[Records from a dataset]
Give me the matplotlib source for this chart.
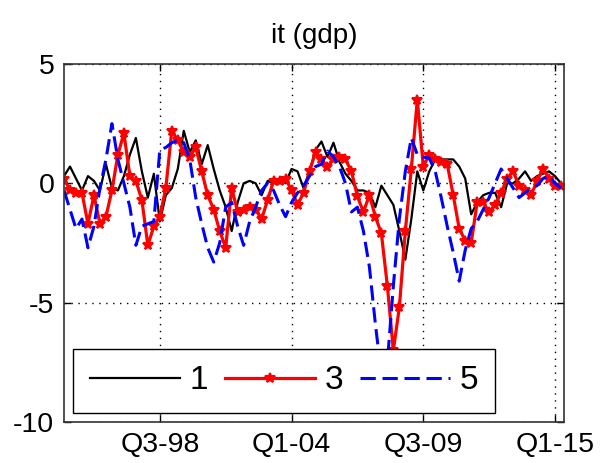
import numpy as np
import matplotlib
matplotlib.use('Agg')
from matplotlib import pyplot as plt

# quarterly data, Q3-94 .. Q2-15
h1 = [0.3, 0.7, 0.2, -0.3, 0.3, 0.1, -0.3, 0.8, -0.2, -0.3,
      0.3, 1.2, 1.9, 0.5, -0.6, 0.4, -1.6, -0.5, -0.2, 0.6,
      2.2, 1.3, 1.8, 0.8, 1.6, 0.6, -0.3, -1.0, -2.0, -0.8,
      0.0, 0.1, 0.0, -0.5, 0.1, 0.0, 0.2, 0.0, 0.6, 0.5,
      -0.2, 0.5, 1.4, 1.75, 1.1, 1.7, 0.9, 0.4, 0.1, -0.3,
      -0.3, -0.4, -1.0, -0.1, -0.5, -0.9, -2.0, -3.2, -1.5, 0.5,
      -0.3, 0.5, 1.0, 1.0, 1.0, 1.0, 0.7, 0.2, -1.3, -0.8,
      -0.5, -0.4, -0.4, -1.0, 0.0, 0.0, 0.2, 0.5, 0.1, 0.3,
      0.4, 0.5, 0.3, 0.0]
h3 = [0.2, -0.3, -0.4, -0.4, -1.7, -0.5, -1.7, -1.4, -0.3, 1.2,
      2.1, 0.3, 0.1, -0.7, -2.6, -1.8, -1.4, -0.2, 2.2, 1.8,
      1.3, 1.1, 1.5, 0.5, -0.5, -1.1, -2.0, -2.7, -0.2, -1.2,
      -1.1, -1.0, -1.1, -1.5, -0.7, 0.1, 0.1, 0.2, -0.3, -0.9,
      -0.4, 0.5, 1.3, 1.0, 0.7, 1.0, 1.1, 1.0, 0.5, -0.55,
      -1.2, -0.5, -1.4, -2.1, -4.3, -7.0, -5.2, -2.0, 0.6, 3.5,
      0.7, 1.2, 1.0, 0.9, 0.8, -0.5, -1.9, -2.4, -2.5, -0.8,
      -0.8, -1.2, -0.9, -0.4, 0.2, 0.5, -0.1, -0.3, -0.5, 0.1,
      0.6, 0.2, -0.1, -0.1]
h5 = [-0.3, -1.1, -1.9, -1.5, -2.7, -1.8, -0.2, 1.0, 2.5, 1.0,
      0.0, -1.0, -2.6, -1.8, -1.7, -1.6, 1.4, 1.5, 1.7, 1.8,
      1.7, 1.0, -0.6, -1.7, -2.7, -3.3, -2.5, -1.0, -0.8, -1.8,
      -2.6, -1.6, -1.0, -0.3, 0.0, -0.3, -0.9, -1.4, -0.8, -0.4,
      -0.1, 0.3, 0.7, 0.8, 1.35, 1.1, 0.7, 0.0, -1.2, -1.0,
      -2.0, -3.5, -5.9, -8.0, -7.5, -4.3, -1.5, 0.5, 1.9, 1.2,
      1.1, 1.05, 0.5, -0.6, -1.8, -2.9, -4.1, -2.8, -1.9, -1.6,
      -1.1, -0.6, 0.0, 0.6, 0.2, -0.2, -0.6, -0.4, -0.2, -0.1,
      0.2, 0.3, 0.0, -0.2]

tickPos = [16, 38, 60, 82]
tickLabels = ['Q3-98', 'Q1-04', 'Q3-09', 'Q1-15']
yTicks = [-10, -5, 0, 5]

plt.rcParams['font.family'] = ['Liberation Sans', 'DejaVu Sans']
plt.rcParams['axes.unicode_minus'] = False

fig = plt.figure(figsize=(6, 4.63), dpi=100)
ax = fig.add_axes([0.1067, 0.0886, 0.8333, 0.7733])

x = np.arange(len(h1))
ax.plot(x, h1, color='black', lw=1.6, label='1')
ax.plot(x, h3, color='red', lw=2.3, marker='*', ms=7, mew=1.5, label='3')
ax.plot(x, h5, color='blue', lw=2.2, ls=(0, (5, 2.2)), label='5')

ax.set_xlim(0, 83.5)
ax.set_ylim(-10, 5)
ax.set_xticks(tickPos)
ax.set_xticklabels(tickLabels)
ax.set_yticks(yTicks)
ax.set_yticklabels([str(v) for v in yTicks])
ax.grid(True, color='black', ls=(0, (1, 4)), lw=1.0)
ax.tick_params(direction='in', length=5, width=1, labelsize=20.5,
               top=True, right=True, pad=7)
for s in ax.spines.values():
    s.set_linewidth(1.2)
    s.set_color('#333333')
ax.set_title('it (gdp)', fontsize=20, pad=15)

leg = ax.legend(ncol=3, loc='lower left', bbox_to_anchor=(0.018, 0.025, 0.844, 0.168),
                mode='expand', fontsize=24, handlelength=2.7, handletextpad=0.3,
                columnspacing=0.6, borderaxespad=0, fancybox=False, framealpha=1,
                edgecolor='black', borderpad=0.5)
leg.get_frame().set_linewidth(1.0)

fig.savefig('out.png', dpi=100)
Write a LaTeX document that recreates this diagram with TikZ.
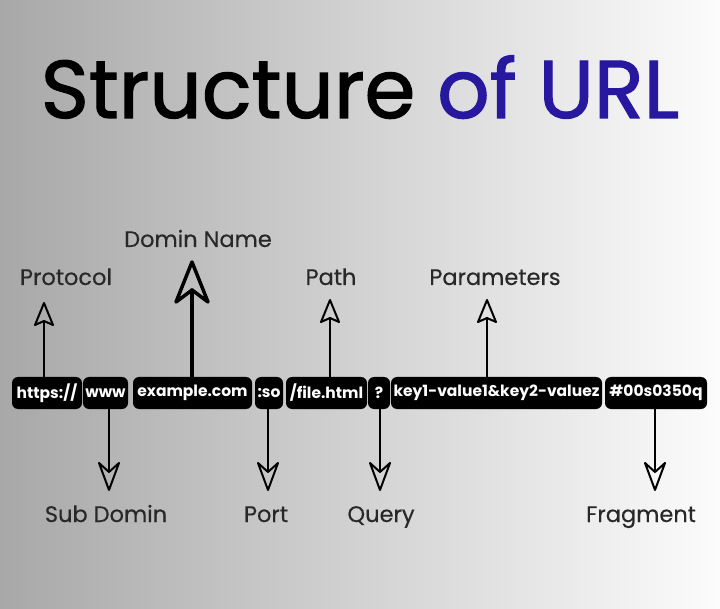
\documentclass[tikz,border=0pt]{standalone}
\usepackage{fontspec}
\setmainfont{Poppins}
\newfontfamily\titlefont[FakeBold=1.4]{Poppins}
\newfontfamily\labfont[FakeBold=0.3]{Poppins}
\usetikzlibrary{arrows.meta}
\definecolor{bgL}{RGB}{168,168,168}
\definecolor{bgR}{RGB}{252,252,252}
\definecolor{titleblue}{RGB}{40,24,160}
\definecolor{labelgray}{RGB}{40,40,40}
\tikzset{
  pill/.style={fill=black, rounded corners=6pt, minimum height=32pt, inner sep=0pt, text=white, font=\fontsize{15.5}{15.5}\selectfont\bfseries, anchor=center},
  lab/.style={text=labelgray, font=\fontsize{22.5}{22.5}\labfont, inner sep=0pt, anchor=base},
  shaft/.style={draw=black, line width=2pt, line cap=round},
  bigshaft/.style={draw=black, line width=3.5pt, line cap=round},
  headline/.style={draw=black, line width=2pt, line join=round, fill=none},
  uphead/.pic={\draw[headline] (-9,22) -- (0,0) -- (9,22) -- (0,18) -- cycle;},
  downhead/.pic={\draw[headline] (-10,-27) -- (0,0) -- (10,-27) -- (0,-18) -- cycle;},
  bighead/.pic={\draw[headline, line width=3.5pt] (-16,40) -- (0,0) -- (16,40) -- (0,28) -- cycle;},
}
\begin{document}
\begin{tikzpicture}[x=1pt, y=-1pt]
\shade[left color=bgL, right color=bgR] (0,0) rectangle (720,609);
\useasboundingbox (0,0) rectangle (720,609);
% title
\node[font=\fontsize{82}{82}\titlefont, inner sep=0pt, anchor=base] (title) at (360,118) {Structure \textcolor{titleblue}{of URL}};
% pills
\node[pill, minimum width=70pt] (proto) at (47,393) {https://};
\node[pill, minimum width=45pt] (sub) at (105.5,393) {www};
\node[pill, minimum width=119pt] (dom) at (192.5,393) {example.com};
\node[pill, minimum width=28pt] (port) at (269,393) {:so};
\node[pill, minimum width=81pt] (path) at (326.5,393) {/file.html};
\node[pill, minimum width=22pt] (query) at (379,393) {?};
\node[pill, minimum width=211pt] (param) at (496.5,393) {key1-value1\&key2-valuez};
\node[pill, minimum width=102pt] (frag) at (656,393) {\#00s0350q};
% labels
\node[lab] (lProto) at (66,285) {Protocol};
\node[lab] (lDom) at (198,247) {Domin Name};
\node[lab] (lPath) at (331,285) {Path};
\node[lab] (lParam) at (495,285) {Parameters};
\node[lab] (lSub) at (106,522) {Sub Domin};
\node[lab] (lPort) at (266,522) {Port};
\node[lab] (lQuery) at (381,522) {Query};
\node[lab] (lFrag) at (641,522) {Fragment};
% arrow tips and notches
\coordinate (tProto) at (44,303);  \coordinate (nProto) at (44,321);
\coordinate (tDom) at (192,262);   \coordinate (nDom) at (192,290);
\coordinate (tPath) at (330,300);  \coordinate (nPath) at (330,318);
\coordinate (tParam) at (487,300); \coordinate (nParam) at (487,318);
\coordinate (tSub) at (109,490);   \coordinate (nSub) at (109,472);
\coordinate (tPort) at (268,490);  \coordinate (nPort) at (268,472);
\coordinate (tQuery) at (380,490); \coordinate (nQuery) at (380,472);
\coordinate (tFrag) at (655,490);  \coordinate (nFrag) at (655,472);
% connectors
\draw[shaft] (proto.north -| nProto) -- (nProto);
\pic at (tProto) {uphead};
\draw[bigshaft] (dom.north -| nDom) -- (nDom);
\pic at (tDom) {bighead};
\draw[shaft] (path.north -| nPath) -- (nPath);
\pic at (tPath) {uphead};
\draw[shaft] (param.north -| nParam) -- (nParam);
\pic at (tParam) {uphead};
\draw[shaft] (sub.south -| nSub) -- (nSub);
\pic at (tSub) {downhead};
\draw[shaft] (port.south -| nPort) -- (nPort);
\pic at (tPort) {downhead};
\draw[shaft] (query.south -| nQuery) -- (nQuery);
\pic at (tQuery) {downhead};
\draw[shaft] (frag.south -| nFrag) -- (nFrag);
\pic at (tFrag) {downhead};
\end{tikzpicture}
\end{document}
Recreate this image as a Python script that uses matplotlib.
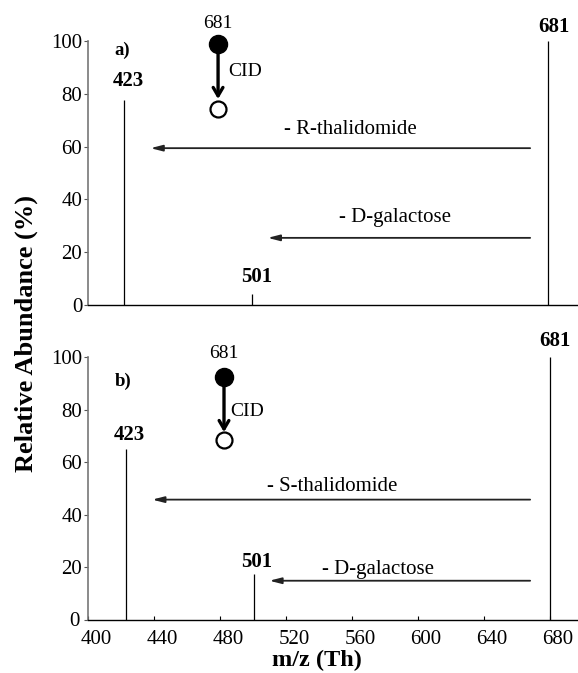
import matplotlib
matplotlib.use("Agg")
import matplotlib.pyplot as plt
import matplotlib.transforms as mtransforms

plt.rcParams['font.family'] = ['Liberation Serif', 'DejaVu Serif']

# peak positions (m/z) and relative abundances
peaks_mz_a = [421.7, 499.7, 679.0]
peaks_int_a = [77.5, 4.2, 100.0]
peaks_mz_b = [422.9, 500.8, 680.0]
peaks_int_b = [65.0, 17.5, 100.0]
peak_labels = ['423', '501', '681']

# neutral-loss arrows: (start m/z, end m/z, y level, text)
losses_a = [(668, 438, 59.4, '- R-thalidomide'), (668, 509, 25.4, '- D-galactose')]
losses_b = [(668, 439, 45.8, '- S-thalidomide'), (668, 510, 14.9, '- D-galactose')]

xticks = [400, 440, 480, 520, 560, 600, 640, 680]
yticks = [0, 20, 40, 60, 80, 100]

fig = plt.figure(figsize=(5.78, 6.73), dpi=100)
ax1 = fig.add_axes([0.152, 0.547, 0.848, 0.392])
ax2 = fig.add_axes([0.152, 0.079, 0.848, 0.390])


def draw_panel(ax, mz, inten, losses, tag, lab_pos, inset, loss_txt):
    ax.vlines(mz, 0, inten, color='black', lw=0.9)
    ax.set_xlim(400, 697)
    ax.set_ylim(0, 100)
    ax.set_yticks(yticks)
    ax.tick_params(axis='y', direction='out', length=3, width=0.8, labelsize=15, pad=1,
                   color='#555555')
    ax.spines['top'].set_visible(False)
    ax.spines['right'].set_visible(False)
    ax.spines['left'].set_color('#777777')
    ax.spines['left'].set_linewidth(1.2)
    ax.spines['bottom'].set_linewidth(1.0)
    for (x0, x1, y, txt) in losses:
        ax.annotate('', xy=(x1, y), xytext=(x0, y),
                    arrowprops=dict(arrowstyle='-|>,head_length=0.7,head_width=0.18',
                                    color='#222222', lw=1.3, shrinkA=0, shrinkB=0))
    for (x, y), txt in zip(loss_txt, [l[3] for l in losses]):
        ax.text(x, y, txt, fontsize=15, ha='center', va='center')
    for (x, y), txt in zip(lab_pos, peak_labels):
        ax.text(x, y, txt, fontsize=15, fontweight='bold', ha='center', va='center',
                clip_on=False)
    ax.text(416, tag[1], tag[0], fontsize=13.5, fontweight='bold', ha='left', va='center')
    cx, ytxt, yfill, yarr, yopen, cidx, cidy = inset
    ax.text(cx, ytxt, '681', fontsize=14, ha='center', va='center', clip_on=False)
    ax.plot([cx], [yfill], 'o', ms=13, color='black', clip_on=False)
    ax.annotate('', xy=(cx, yarr), xytext=(cx, yfill),
                arrowprops=dict(arrowstyle='->,head_length=0.6,head_width=0.35',
                                color='black', lw=2.4, shrinkA=0, shrinkB=0))
    ax.plot([cx], [yopen], 'o', ms=11.5, mfc='white', mec='black', mew=1.6, clip_on=False)
    ax.text(cidx, cidy, 'CID', fontsize=14, ha='left', va='center')


draw_panel(ax1, peaks_mz_a, peaks_int_a, losses_a, ('a)', 96.5),
           [(424.7, 84.8), (502.0, 10.6), (682.2, 105.3)],
           (478.9, 106.8, 98.9, 78.0, 74.2, 485.0, 88.6),
           [(559, 66.3), (586, 33.0)])
draw_panel(ax2, peaks_mz_b, peaks_int_b, losses_b, ('b)', 90.8),
           [(425.0, 70.6), (502.0, 22.1), (683.0, 106.1)],
           (482.5, 101.5, 92.4, 71.5, 68.7, 486.5, 79.4),
           [(548, 50.8), (576, 19.1)])

ax1.set_xticks([])
ax2.set_xticks(xticks)
ax2.tick_params(axis='x', direction='in', length=3, width=0.8, labelsize=15, pad=7)

# in the original the x labels sit a little right of their ticks
fig.canvas.draw()
xshift = mtransforms.ScaledTranslation(8 / 100, 0, fig.dpi_scale_trans)
for t in ax2.xaxis.get_major_ticks():
    t.label1.set_transform(t.label1.get_transform() + xshift)
# and the bottom "0" tucks in just left of the "400"
zshift = mtransforms.ScaledTranslation(-3 / 100, 1 / 100, fig.dpi_scale_trans)
ytl = ax2.yaxis.get_major_ticks()[0].label1
ytl.set_transform(ytl.get_transform() + zshift)

fig.text(0.045, 0.504, 'Relative Abundance (%)', rotation=90, fontsize=19,
         fontweight='bold', ha='center', va='center')
fig.text(0.549, 0.018, 'm/z (Th)', fontsize=17.5, fontweight='bold', ha='center', va='center')

fig.savefig('out.png', dpi=100)
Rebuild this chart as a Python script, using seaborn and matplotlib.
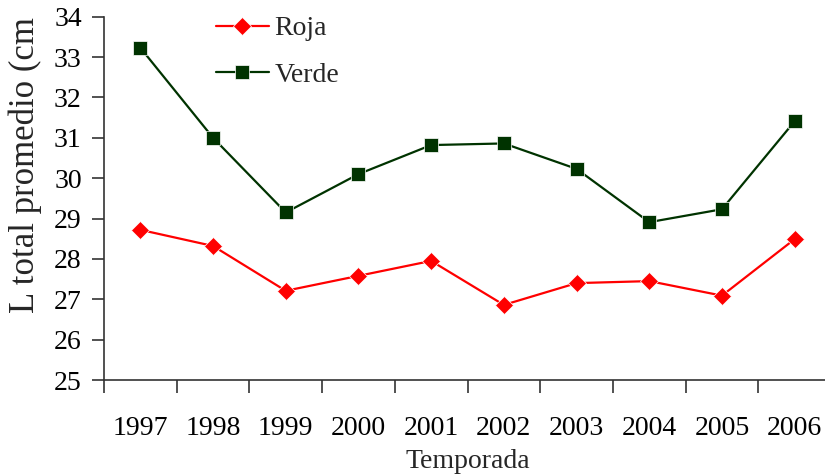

**WHAT YOU ARE ASKED TO DO**
Reproduce only the lines of the records from the start up to and including the line that holds "from matplotlib import pyplot as plt"; do not carry over any picture.

**FULL OUTPUT**
Give me the matplotlib source for this chart.
import numpy as np
import matplotlib
matplotlib.use('Agg')
from matplotlib import pyplot as plt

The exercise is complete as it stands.